Transcribe the listing verbatim. Do not carry over any pictures.

Data shown:
—————
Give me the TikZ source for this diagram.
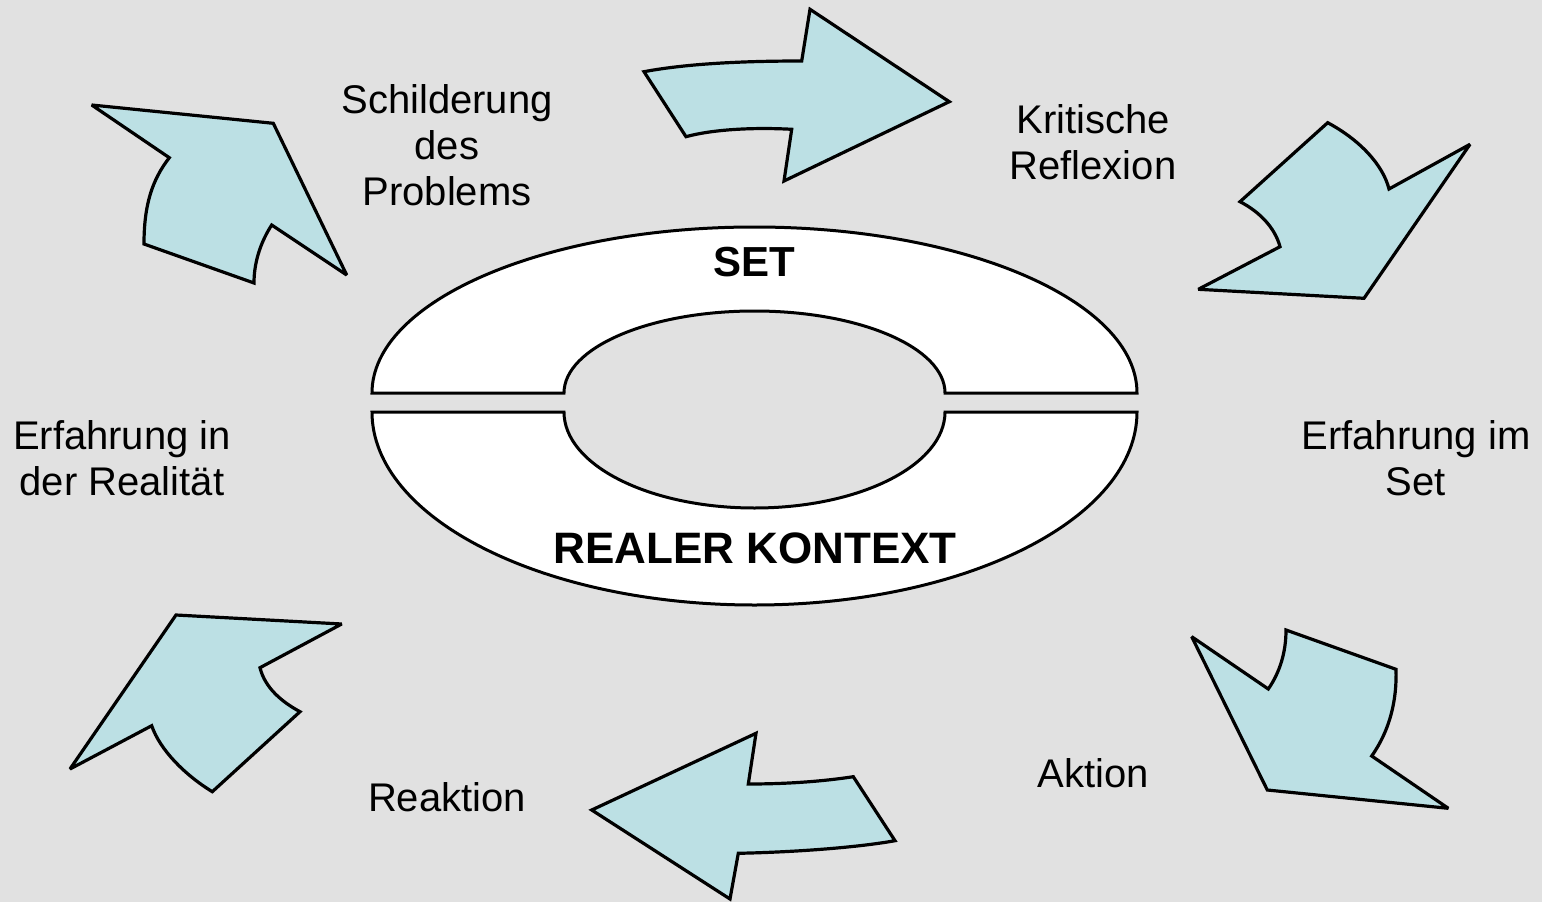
\documentclass[tikz,border=0pt]{standalone}
\usepackage{fontspec}
\setmainfont{Liberation Sans}
\definecolor{bg}{RGB}{225,225,225}
\definecolor{arrowfill}{RGB}{188,224,228}
\begin{document}
\begin{tikzpicture}[x=1pt,y=-1pt,
  arr/.style={draw=black,fill=arrowfill,line width=3.2pt,line join=miter,miter limit=3},
  ring/.style={draw=black,fill=white,line width=3pt},
  lbl/.style={font=\fontsize{40}{46}\selectfont,align=center,inner sep=0pt},
  big/.style={font=\fontsize{42}{48}\selectfont\bfseries,inner sep=0pt}]
\fill[bg] (0,0) rectangle (1542,902);
\useasboundingbox (0,0) rectangle (1542,902);

% ring halves
\draw[ring] (372,393) arc[start angle=180,end angle=360,x radius=382.5,y radius=166]
  -- (945,393) arc[start angle=0,end angle=-180,x radius=190.5,y radius=82] -- cycle;
\draw[ring] (372,412) arc[start angle=180,end angle=0,x radius=382.5,y radius=193]
  -- (945,412) arc[start angle=0,end angle=180,x radius=190.5,y radius=96] -- cycle;

% arrow 1 (top left)
\draw[arr] (91.7,105) -- (273.3,123.3) -- (346.7,275) -- (271.7,225)
  .. controls (262,240) and (254,260) .. (254,283) -- (144,244)
  .. controls (144,205) and (152,180) .. (169.3,157.7) -- cycle;
% arrow 2 (top)
\draw[arr] (644,71.7) .. controls (690,63) and (750,61) .. (801.7,61) -- (810,9.3)
  -- (949.3,101.7) -- (784,181) -- (791.7,129.3)
  .. controls (750,127) and (710,130) .. (686,136.7) -- cycle;
% arrow 3 (top right)
\draw[arr] (1327.7,122.7) .. controls (1360,140) and (1383,165) .. (1389,189)
  -- (1470,144.3) -- (1364,298.3) -- (1198.3,289.3) -- (1280,246.7)
  .. controls (1275,228) and (1260,212) .. (1240,201.7) -- cycle;
% arrow 4 (bottom right)
\draw[arr] (1191.7,636.7) -- (1268.3,689)
  .. controls (1280,672) and (1286,652) .. (1286,630) -- (1396,669.3)
  .. controls (1397,700) and (1390,730) .. (1371.7,756) -- (1448.3,808.3)
  -- (1267.3,790) -- cycle;
% arrow 5 (bottom)
\draw[arr] (591.7,810) -- (756,733.3) -- (748.3,784)
  .. controls (790,784) and (825,781) .. (853.3,776.7) -- (895,840.7)
  .. controls (860,847) and (800,852) .. (738.3,853.3) -- (730,899) -- cycle;
% arrow 6 (bottom left)
\draw[arr] (176,615) -- (341.7,624) -- (260,667.7)
  .. controls (265,688) and (282,702) .. (300,711.7) -- (212.3,791.7)
  .. controls (185,775) and (160,750) .. (151.7,725.7) -- (70,769) -- cycle;

% labels
\node[big] (set) at (754,262) {SET};
\node[big,font=\fontsize{44}{50}\selectfont\bfseries] (real) at (755,548) {REALER KONTEXT};
\node[lbl] (schild) at (447,145) {Schilderung\\des\\Problems};
\node[lbl] (krit) at (1093,142) {Kritische\\Reflexion};
\node[lbl] (erfset) at (1416,458) {Erfahrung im\\Set};
\node[lbl] (aktion) at (1093,773) {Aktion};
\node[lbl] (reaktion) at (447,797) {Reaktion};
\node[lbl] (erfreal) at (122,458) {Erfahrung in\\der Realität};
\end{tikzpicture}
\end{document}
—————
Answer:
Give me the TikZ source for this diagram.
\documentclass[tikz,border=0pt]{standalone}
\usepackage{fontspec}
\setmainfont{Liberation Sans}
\definecolor{bg}{RGB}{225,225,225}
\definecolor{arrowfill}{RGB}{188,224,228}
\begin{document}
\begin{tikzpicture}[x=1pt,y=-1pt,
  arr/.style={draw=black,fill=arrowfill,line width=3.2pt,line join=miter,miter limit=3},
  ring/.style={draw=black,fill=white,line width=3pt},
  lbl/.style={font=\fontsize{40}{46}\selectfont,align=center,inner sep=0pt},
  big/.style={font=\fontsize{42}{48}\selectfont\bfseries,inner sep=0pt}]
\fill[bg] (0,0) rectangle (1542,902);
\useasboundingbox (0,0) rectangle (1542,902);

% ring halves
\draw[ring] (372,393) arc[start angle=180,end angle=360,x radius=382.5,y radius=166]
  -- (945,393) arc[start angle=0,end angle=-180,x radius=190.5,y radius=82] -- cycle;
\draw[ring] (372,412) arc[start angle=180,end angle=0,x radius=382.5,y radius=193]
  -- (945,412) arc[start angle=0,end angle=180,x radius=190.5,y radius=96] -- cycle;

% arrow 1 (top left)
\draw[arr] (91.7,105) -- (273.3,123.3) -- (346.7,275) -- (271.7,225)
  .. controls (262,240) and (254,260) .. (254,283) -- (144,244)
  .. controls (144,205) and (152,180) .. (169.3,157.7) -- cycle;
% arrow 2 (top)
\draw[arr] (644,71.7) .. controls (690,63) and (750,61) .. (801.7,61) -- (810,9.3)
  -- (949.3,101.7) -- (784,181) -- (791.7,129.3)
  .. controls (750,127) and (710,130) .. (686,136.7) -- cycle;
% arrow 3 (top right)
\draw[arr] (1327.7,122.7) .. controls (1360,140) and (1383,165) .. (1389,189)
  -- (1470,144.3) -- (1364,298.3) -- (1198.3,289.3) -- (1280,246.7)
  .. controls (1275,228) and (1260,212) .. (1240,201.7) -- cycle;
% arrow 4 (bottom right)
\draw[arr] (1191.7,636.7) -- (1268.3,689)
  .. controls (1280,672) and (1286,652) .. (1286,630) -- (1396,669.3)
  .. controls (1397,700) and (1390,730) .. (1371.7,756) -- (1448.3,808.3)
  -- (1267.3,790) -- cycle;
% arrow 5 (bottom)
\draw[arr] (591.7,810) -- (756,733.3) -- (748.3,784)
  .. controls (790,784) and (825,781) .. (853.3,776.7) -- (895,840.7)
  .. controls (860,847) and (800,852) .. (738.3,853.3) -- (730,899) -- cycle;
% arrow 6 (bottom left)
\draw[arr] (176,615) -- (341.7,624) -- (260,667.7)
  .. controls (265,688) and (282,702) .. (300,711.7) -- (212.3,791.7)
  .. controls (185,775) and (160,750) .. (151.7,725.7) -- (70,769) -- cycle;

% labels
\node[big] (set) at (754,262) {SET};
\node[big,font=\fontsize{44}{50}\selectfont\bfseries] (real) at (755,548) {REALER KONTEXT};
\node[lbl] (schild) at (447,145) {Schilderung\\des\\Problems};
\node[lbl] (krit) at (1093,142) {Kritische\\Reflexion};
\node[lbl] (erfset) at (1416,458) {Erfahrung im\\Set};
\node[lbl] (aktion) at (1093,773) {Aktion};
\node[lbl] (reaktion) at (447,797) {Reaktion};
\node[lbl] (erfreal) at (122,458) {Erfahrung in\\der Realität};
\end{tikzpicture}
\end{document}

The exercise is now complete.